Dans l’écosystème des instituts pour mineurs, la question de la capacité d’accueil est centrale : chaque cas doit être traité différemment en fonction du délit commis, de la situation de départ et des inclinaisons du détenu. D’autant plus que, pour être condamné à une peine de prison, chose rare dans le système pénal italien pour les mineurs, l’infraction doit être très grave. Ainsi, tous les établissements ont une capacité relativement limitée, aux alentours de 60 places pour les plus grands. Si le nombre de détenus augmente, le travail artisanal et minutieux des agents devient matériellement impossible.
Les politiques du gouvernement ont également aggravé la situation. Un texte approuvé par l’exécutif en septembre dernier a abaissé de neuf à six ans le seuil de la peine permettant la détention préventive. Il a, en outre, durci les sanctions pour les dealers, permettant d’arrêter les mineurs en flagrant délit, ce qui a augmenté le nombre de cas de détention préventive pour les 14-17 ans. Antonio Sangermano, chef du département de la justice des mineurs du ministère, admet l’impact de ce dispositif : « Depuis l’entrée en vigueur du décret, les admissions et la fréquentation moyenne journalière ont objectivement augmenté. On ne peut et on ne doit pas le nier. »

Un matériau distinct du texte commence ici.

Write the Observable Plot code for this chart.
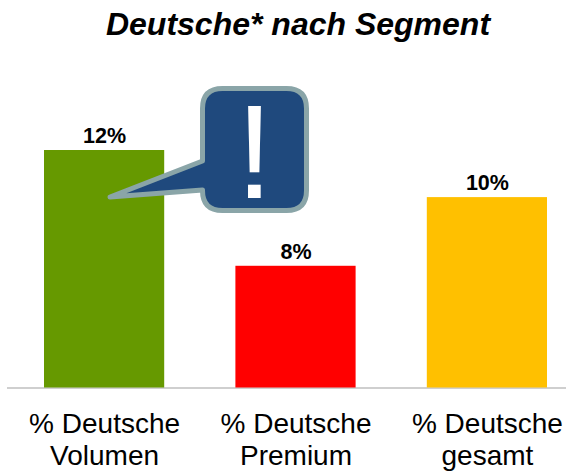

Pour Gemma Tuccillo, le gouvernement devrait intervenir en profondeur : « Un mineur qui complète un parcours de réinsertion est un criminel adulte en moins. Je peux comprendre que ce travail soit coûteux, mais sur le long terme, c’est un investissement pour la sécurité collective. » Pour l’instant, le gouvernement semble plutôt se concentrer sur l’introduction de nouvelles infractions et sur un important durcissement des sanctions.